Effects of landlocking on the genome-wide divergence of Galaxias
brevipinnis populations in the South Island of New Zealand
Abstract
Landlocking is a process whereby a population of normally diadromous
fish becomes limited to freshwater, potentially leading to behavioural,
morphological, and genetic changes, and occasionally speciation. The
study of recently landlocked populations can shed light on how
populations adapt to environmental change, and how such life-history
shifts affect population-genetic structure. Kōaro (Galaxias brevipinnis)

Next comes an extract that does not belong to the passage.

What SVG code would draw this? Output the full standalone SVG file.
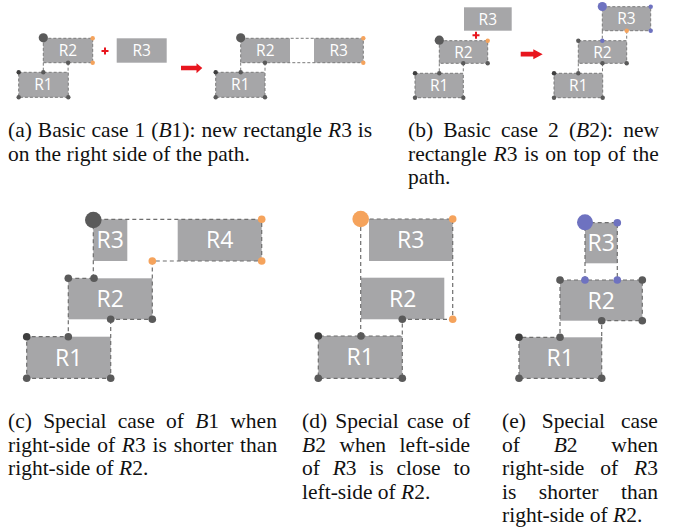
<svg xmlns="http://www.w3.org/2000/svg" width="685" height="530" viewBox="0 0 685 530">
<style>
.r{fill:#a6a6a8}
.d{fill:none;stroke:#7a7a7a;stroke-width:1;stroke-dasharray:3 2}
.D{fill:none;stroke:#6e6e6e;stroke-width:1.2;stroke-dasharray:4 3}
.k{fill:#5a5a5a}
.kk{fill:#3e3e3e}
.o{fill:#f5a35c}
.b{fill:#6e72c0}
.ls{font-family:'Open Sans','DejaVu Sans',sans-serif;font-size:15.5px;fill:#fff;text-anchor:middle}
.lb{font-family:'Open Sans','DejaVu Sans',sans-serif;font-size:23px;fill:#fff;text-anchor:middle}
.c{font-family:'Liberation Serif','Times New Roman',serif;font-size:21.5px;fill:#111}
.i{font-style:italic}
.red{fill:#e8161e}
</style>

<!-- (a) left -->
<g id="a-left">
<rect class="r" x="43.3" y="38.3" width="49.4" height="24.4"/>
<rect class="d" x="43.3" y="38.3" width="49.4" height="24.4"/>
<text class="ls" x="68" y="56">R2</text>
<rect class="r" x="18.7" y="72.3" width="49.6" height="25"/>
<rect class="d" x="18.7" y="72.3" width="49.6" height="25"/>
<text class="ls" x="43.5" y="90.3">R1</text>
<rect class="r" x="116.7" y="38.3" width="50" height="24.4"/>
<text class="ls" x="141.7" y="56">R3</text>
<path class="d" d="M43.3 62.7V72.3M68.1 62.7V72.3"/>
<circle class="k" cx="43.3" cy="37.8" r="4.6"/>
<circle class="o" cx="92.7" cy="38.3" r="2.2"/>
<circle class="o" cx="92.7" cy="62.7" r="2.2"/>
<circle class="k" cx="68.1" cy="62.7" r="2.2"/>
<circle class="k" cx="43.3" cy="72.3" r="2.2"/>
<circle class="kk" cx="18.7" cy="72.3" r="2.2"/>
<circle class="k" cx="18.7" cy="97.3" r="2.2"/>
<circle class="k" cx="68.3" cy="97.3" r="2.2"/>
<path class="red" d="M101.5 50h7v2h-7zM104 47.5h2v7h-2z"/>
</g>
<g id="arrow-a"><path class="red" d="M181 65.8H196.5V63.3L202.3 68L196.5 73.3V70.3H181Z"/></g>

<!-- (a) right -->
<g id="a-right">
<rect class="r" x="240.7" y="38.3" width="49.3" height="24.4"/>
<rect class="r" x="314" y="38.3" width="49.3" height="24.4"/>
<rect class="d" x="240.7" y="38.3" width="122.6" height="24.4"/>
<text class="ls" x="265.3" y="56">R2</text>
<text class="ls" x="338.7" y="56">R3</text>
<rect class="r" x="215.7" y="72.3" width="49.3" height="25"/>
<rect class="d" x="215.7" y="72.3" width="49.3" height="25"/>
<text class="ls" x="240.3" y="90.3">R1</text>
<path class="d" d="M240.7 62.7V72.3M265 62.7V72.3"/>
<circle class="k" cx="240.7" cy="37.8" r="4.6"/>
<circle class="o" cx="363.3" cy="38.3" r="2.2"/>
<circle class="o" cx="363.3" cy="62.7" r="2.2"/>
<circle class="k" cx="265" cy="62.7" r="2.2"/>
<circle class="k" cx="240.7" cy="72.3" r="2.2"/>
<circle class="kk" cx="215.7" cy="72.3" r="2.2"/>
<circle class="k" cx="215.7" cy="97.3" r="2.2"/>
<circle class="k" cx="265" cy="97.3" r="2.2"/>
</g>

<!-- (b) left -->
<g id="b-left">
<rect class="r" x="464" y="7.3" width="47.7" height="23.4"/>
<text class="ls" x="487.8" y="24.7">R3</text>
<rect class="r" x="439.3" y="40.7" width="48.4" height="22.6"/>
<rect class="d" x="439.3" y="40.7" width="48.4" height="22.6"/>
<text class="ls" x="463.5" y="57.5">R2</text>
<rect class="r" x="415" y="73.3" width="48.3" height="24.4"/>
<rect class="d" x="415" y="73.3" width="48.3" height="24.4"/>
<text class="ls" x="439.2" y="91">R1</text>
<path class="d" d="M439.3 63.3V73.3M463.3 63.3V73.3"/>
<circle class="k" cx="439.3" cy="40.2" r="4.6"/>
<circle class="o" cx="487.7" cy="40.7" r="2.2"/>
<circle class="k" cx="463.3" cy="63.3" r="2.2"/>
<circle class="k" cx="487.7" cy="63.3" r="2.2"/>
<circle class="k" cx="439.3" cy="73.3" r="2.2"/>
<circle class="kk" cx="415" cy="73.3" r="2.2"/>
<circle class="k" cx="415" cy="97.7" r="2.2"/>
<circle class="k" cx="463.3" cy="97.7" r="2.2"/>
<path class="red" d="M472.5 34.3h7v2h-7zM475 31.8h2v7h-2z"/>
</g>
<g id="arrow-b"><path class="red" d="M520.7 51.8H533.3V49.3L542.7 54.3L533.3 59.3V56.4H520.7Z"/></g>

<!-- (b) right -->
<g id="b-right">
<rect class="r" x="602.3" y="6.7" width="48.4" height="24"/>
<rect class="d" x="602.3" y="6.7" width="48.4" height="24"/>
<text class="ls" x="626.5" y="24">R3</text>
<rect class="r" x="578.3" y="40.7" width="48.4" height="22.6"/>
<rect class="d" x="578.3" y="40.7" width="48.4" height="22.6"/>
<text class="ls" x="602.5" y="57.5">R2</text>
<rect class="r" x="554" y="73.3" width="48.7" height="24.4"/>
<rect class="d" x="554" y="73.3" width="48.7" height="24.4"/>
<text class="ls" x="578.3" y="91">R1</text>
<path class="d" d="M602.3 30.7V40.7M626.7 30.7V40.7M578.3 63.3V73.3M602.5 63.3V73.3"/>
<circle class="b" cx="602.3" cy="6.5" r="4.6"/>
<circle class="b" cx="650.7" cy="6.7" r="2.2"/>
<circle class="b" cx="650.7" cy="30.7" r="2.2"/>
<circle class="o" cx="626.7" cy="30.7" r="2.2"/>
<circle class="b" cx="602.3" cy="40.7" r="2.2"/>
<circle class="k" cx="578.3" cy="40.7" r="2.2"/>
<circle class="k" cx="602.5" cy="63.3" r="2.2"/>
<circle class="k" cx="626.7" cy="63.3" r="2.2"/>
<circle class="k" cx="578.3" cy="73.3" r="2.2"/>
<circle class="kk" cx="554" cy="73.3" r="2.2"/>
<circle class="k" cx="554" cy="97.7" r="2.2"/>
<circle class="k" cx="602.7" cy="97.7" r="2.2"/>
</g>

<!-- (c) -->
<g id="c">
<rect class="r" x="93.3" y="219.3" width="34" height="41.7"/>
<rect class="r" x="177.7" y="219.3" width="84" height="41.7"/>
<rect class="r" x="68.3" y="278.3" width="84" height="41"/>
<rect class="r" x="26.7" y="336.7" width="84" height="41.6"/>
<text class="lb" x="110.3" y="248.3">R3</text>
<text class="lb" x="219.7" y="248.3">R4</text>
<text class="lb" x="110.3" y="307.3">R2</text>
<text class="lb" x="68.7" y="365.8">R1</text>
<path class="D" d="M93.3 278.3V219.3H261.7V261H152.3V319.3H110.7M68.3 278.3H93.3M68.3 278.3V319.3V336.7H26.7V378.3H110.7V319.3"/>
<circle class="k" cx="93.3" cy="220" r="8.3"/>
<circle class="o" cx="261.7" cy="219.3" r="3.8"/>
<circle class="o" cx="261.7" cy="261" r="3.8"/>
<circle class="o" cx="152.3" cy="261" r="3.8"/>
<circle class="k" cx="68.3" cy="278.3" r="3.8"/>
<circle class="k" cx="94" cy="278.3" r="3.8"/>
<circle class="k" cx="110.7" cy="319.3" r="3.8"/>
<circle class="k" cx="152.3" cy="319.3" r="3.8"/>
<circle class="k" cx="68.3" cy="336.7" r="3.8"/>
<circle class="kk" cx="26.7" cy="336.7" r="3.8"/>
<circle class="k" cx="26.7" cy="378.3" r="3.8"/>
<circle class="k" cx="110.7" cy="378.3" r="3.8"/>
</g>

<!-- (d) -->
<g id="d">
<rect class="r" x="369" y="219" width="83.7" height="42"/>
<rect class="r" x="361" y="277.7" width="83.3" height="41.6"/>
<rect class="r" x="318.3" y="336" width="84" height="42.3"/>
<text class="lb" x="410.8" y="248.3">R3</text>
<text class="lb" x="402.7" y="306.8">R2</text>
<text class="lb" x="360.3" y="365.3">R1</text>
<path class="D" d="M360.7 336V219H452.7V319.3H402.3V336H318.3V378.3H402.3V336"/>
<circle class="o" cx="360.7" cy="219" r="8.3"/>
<circle class="o" cx="452.7" cy="219" r="3.8"/>
<circle class="o" cx="452.7" cy="319.3" r="3.8"/>
<circle class="k" cx="402.3" cy="319.3" r="3.8"/>
<circle class="k" cx="361" cy="336" r="3.8"/>
<circle class="kk" cx="318.3" cy="336" r="3.8"/>
<circle class="k" cx="318.3" cy="378.3" r="3.8"/>
<circle class="k" cx="402.3" cy="378.3" r="3.8"/>
</g>

<!-- (e) -->
<g id="e">
<rect class="r" x="585" y="222.7" width="32.3" height="40.6"/>
<rect class="r" x="560" y="280" width="82.3" height="40.7"/>
<rect class="r" x="519" y="337.3" width="82.7" height="41"/>
<text class="lb" x="601.2" y="251.3">R3</text>
<text class="lb" x="601.2" y="308.8">R2</text>
<text class="lb" x="560.3" y="366.3">R1</text>
<path class="D" d="M585 280V222.7H617.3V280M560 280H642.3V320.7H601.7V337.3M560 280V337.3H519V378.3H601.7V337.3"/>
<circle class="b" cx="585" cy="222.3" r="8"/>
<circle class="b" cx="617.3" cy="222.7" r="3.8"/>
<circle class="b" cx="585" cy="280" r="3.8"/>
<circle class="b" cx="617.3" cy="280" r="3.8"/>
<circle class="k" cx="560" cy="280" r="3.8"/>
<circle class="k" cx="642.3" cy="280" r="3.8"/>
<circle class="k" cx="642.3" cy="320.7" r="3.8"/>
<circle class="k" cx="601.7" cy="320.7" r="3.8"/>
<circle class="k" cx="560" cy="337.3" r="3.8"/>
<circle class="kk" cx="519" cy="337.3" r="3.8"/>
<circle class="k" cx="519" cy="378.3" r="3.8"/>
<circle class="k" cx="601.7" cy="378.3" r="3.8"/>
</g>

<!-- captions -->
<g id="captions">
<text class="c" x="8" y="137" word-spacing="0.6">(a) Basic case 1 (<tspan class="i">B</tspan>1): new rectangle <tspan class="i">R</tspan>3 is</text>
<text class="c" x="8" y="160.5">on the right side of the path.</text>
<text class="c" x="408" y="137" word-spacing="4.7">(b) Basic case 2 (<tspan class="i">B</tspan>2): new</text>
<text class="c" x="408" y="160.5" word-spacing="1.4">rectangle <tspan class="i">R</tspan>3 is on top of the</text>
<text class="c" x="408" y="184">path.</text>

<text class="c" x="8" y="428" word-spacing="5.9">(c) Special case of <tspan class="i">B</tspan>1 when</text>
<text class="c" x="8" y="451.5" word-spacing="1.4">right-side of <tspan class="i">R</tspan>3 is shorter than</text>
<text class="c" x="8" y="475">right-side of <tspan class="i">R</tspan>2.</text>

<text class="c" x="302" y="428" word-spacing="2.9">(d) Special case of</text>
<text class="c" x="302" y="451.5" word-spacing="8.2"><tspan class="i">B</tspan>2 when left-side</text>
<text class="c" x="302" y="475" word-spacing="7.4">of <tspan class="i">R</tspan>3 is close to</text>
<text class="c" x="302" y="498.5">left-side of <tspan class="i">R</tspan>2.</text>

<text class="c" x="502" y="428" word-spacing="10.5">(e) Special case</text>
<text class="c" x="502" y="451.5" word-spacing="28.4">of <tspan class="i">B</tspan>2 when</text>
<text class="c" x="502" y="475" word-spacing="10.5">right-side of <tspan class="i">R</tspan>3</text>
<text class="c" x="502" y="498.5" word-spacing="17.1">is shorter than</text>
<text class="c" x="502" y="522">right-side of <tspan class="i">R</tspan>2.</text>
</g>
</svg>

is a facultatively diadromous Southern Hemisphere galaxiid fish that
frequently becomes landlocked in inland lakes. This study compares seven
landlocked kōaro populations to diadromous populations from main and
offshore islands of New Zealand. Genotyping-by-sequencing was used to
obtain genotypes at 18,813 single nucleotide polymorphism sites for each
population. Analyses of population structure revealed that most
landlocked populations were genetically highly distinct from one
another, as well as from diadromous populations. A few particularly
isolated island and lake populations were particularly strongly
genetically differentiated. Landscape characteristics were measured to
test whether lake elevation, size, or distance from the sea predicted
genetic diversity or differentiation from diadromous kōaro. While there
were no significant relationships indicating isolation-by-distance or
isolation-by-environment, we detected a trend toward lower genetic
diversity in lakes at higher elevations. Our findings illustrate the
critical role that landlocking can play in the structure of
intraspecific genetic diversity within and between populations.